The ATU, instead of appealing to its own members, has instead called upon the District of Columbia’s Department of Transportation (DDOT) to force “RATP Dev to get serious about bargaining in good faith and put real money on the table.” This is despite having to admit only a few sentences later that it is “frustrated that DDOT would publish press releases based on whatever RATP Dev tells them, despite DDOT claiming for over a year that they are unable to legally talk with Local 689.”
This is another hapless tactic drawn straight from the Transdev strike playbook. While the ATU appeals to the city authority to put pressure on the offending contractor, the local government openly sides with the latter against the workers. In 2019, this also took the form of the ATU promoting local Democratic Party politicians’ calls for WMATA to end the strike by creating “transportation alternatives,” meaning the hiring of scabs to offset the walkout’s impact.
This duplicitous strategy continues in the Circulator strike, with the ATU inviting local Democratic Party politicians to bolster their “labor-friendly” credentials by paying visits to the picket line amid an ongoing mayoral election. But these so-called “friends of labor” are seeking to impose devastating cuts to jobs, pay and public services amid the ongoing transit system crisis.

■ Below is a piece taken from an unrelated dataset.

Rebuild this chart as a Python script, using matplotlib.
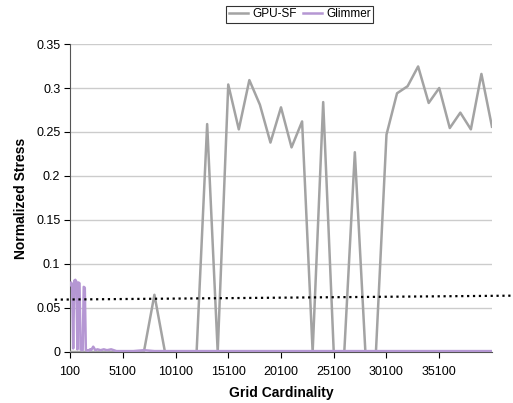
import numpy as np
import matplotlib
matplotlib.use("Agg")
import matplotlib.pyplot as plt
import matplotlib.transforms as mtransforms

plt.rcParams['font.family'] = ['Liberation Sans', 'DejaVu Sans']

# GPU-SF sampled every 1000 cells from 100 to 40100
gpu_x = np.arange(100, 40101, 1000)
gpu_y = [0, 0, 0, 0, 0, 0, 0, 0, 0.065, 0, 0,
         0, 0, 0.259, 0, 0.304, 0.253, 0.309, 0.281, 0.238, 0.278,
         0.2325, 0.262, 0, 0.284, 0, 0, 0.227, 0, 0, 0.247,
         0.294, 0.302, 0.3245, 0.283, 0.300, 0.2545, 0.272, 0.253, 0.316, 0.256]

# Glimmer, denser near the start
glim_x = [100, 200, 300, 400, 500, 600, 700, 800, 900, 1000,
          1100, 1200, 1300, 1400, 1500, 1600, 1700, 1800, 1900, 2000,
          2100, 2200, 2300, 2400, 2500, 2700, 3000, 3300, 3600, 4000,
          4500, 5100, 6100, 7100, 8100, 9100, 10100, 12100, 14100, 16100,
          18100, 20100, 22100, 24100, 26100, 28100, 30100, 32100, 34100,
          36100, 38100, 40100]
glim_y = [0.076, 0.079, 0.077, 0.004, 0.081, 0.082, 0.080, 0.003, 0.079, 0.078,
          0.003, 0.002, 0.002, 0.074, 0.073, 0.002, 0.002, 0.001, 0.002, 0.003,
          0.002, 0.004, 0.006, 0.004, 0.002, 0.003, 0.002, 0.003, 0.002, 0.003,
          0.001, 0.001, 0.001, 0.002, 0.001, 0.001, 0.001, 0.001, 0.001, 0.001,
          0.001, 0.001, 0.001, 0.001, 0.001, 0.001, 0.001, 0.001, 0.001,
          0.001, 0.001, 0.001]

# dotted reference line (left and right end values)
thresh = [0.0595, 0.064]

xticks = np.arange(100, 40000, 5000)
yticks = [0, 0.05, 0.1, 0.15, 0.2, 0.25, 0.3, 0.35]

fig = plt.figure(figsize=(5.13, 4.03), dpi=100)
ax = fig.add_axes([0.1365, 0.1266, 0.8225, 0.7642])

ax.plot(gpu_x, gpu_y, color="#a3a3a3", linewidth=1.8, label="GPU-SF", zorder=3)
ax.plot(glim_x, glim_y, color="#b597d3", linewidth=1.8, label="Glimmer", zorder=4)

# dotted line spills past the axes like the hand-drawn one
trans = mtransforms.blended_transform_factory(ax.transAxes, ax.transData)
ax.plot([-0.036, 1.05], thresh, ':', color="black", linewidth=1.6,
        transform=trans, clip_on=False, zorder=5)

ax.set_xlim(100, 40100)
ax.set_ylim(0, 0.35)
ax.set_xticks(xticks)
ax.set_xticklabels([str(t) for t in xticks])
ax.set_yticks(yticks)
ax.set_yticklabels(["0", "0.05", "0.1", "0.15", "0.2", "0.25", "0.3", "0.35"])
ax.tick_params(labelsize=9, length=4, width=0.8, color="black")
ax.tick_params(axis="x", pad=6)
ax.tick_params(axis="y", pad=3)

ax.grid(axis="y", color="#cccccc", linewidth=1)
ax.set_axisbelow(True)
for s in ["top", "right"]:
    ax.spines[s].set_visible(False)
ax.spines["left"].set_color("#555555")
ax.spines["bottom"].set_color("#555555")

ax.set_xlabel("Grid Cardinality", fontsize=10, fontweight="bold", labelpad=6)
ax.set_ylabel("Normalized Stress", fontsize=10, fontweight="bold", labelpad=6)

leg = ax.legend(loc="upper center", bbox_to_anchor=(0.545, 1.125), ncol=2,
                fontsize=8.5, frameon=True, fancybox=False, handlelength=1.6,
                handletextpad=0.3, columnspacing=0.6, borderpad=0.25,
                borderaxespad=0)
leg.get_frame().set_edgecolor("black")
leg.get_frame().set_linewidth(0.8)

fig.savefig("out.png", dpi=100)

Finally, by calling the strike due to “unfair labor practices” and RATP Dev’s “bad faith,” the ATU reserves the right to end the walkout at any time on the grounds that sudden “progress” in negotiations has been made.
This is under conditions where a wave of strikes has erupted throughout the United States and internationally. Working people are increasingly demanding wages and supports that offset the impact of inflation caused by the pandemic and the disruption of supply chains due to the US-backed war in Europe.
In the Washington, D.C. region and in transit, this has taken the form of a one-day walkout of Metrobus call center workers and a threatened strike of 5,000 Southeastern Pennsylvania Transportation Authority (SEPTA) which was narrowly averted by the Transport Workers Union last year.
While the Circulator drivers go out on strike, at Sysco Baltimore, located in the Washington, D.C.-Baltimore suburb of Jessup, Maryland, nearly 300 delivery drivers and warehouse workers also began a strike last Wednesday after months of contract negotiations between the global food and kitchenware distributor and Teamsters Local 355 broke down.
Workers are demanding an end to mandatory work shifts during holidays and other abusive practices. 'We have problems (with) the way they treat the men down (at) Sysco. It's always been that way,' said Ron Daniels to WBALTV. Daniels, who worked for the corporation for nearly a half-century, stated that it was the first time he recalls being on strike. According to WBALTV, “there is no word” on when a resolution could be reached to end the strike.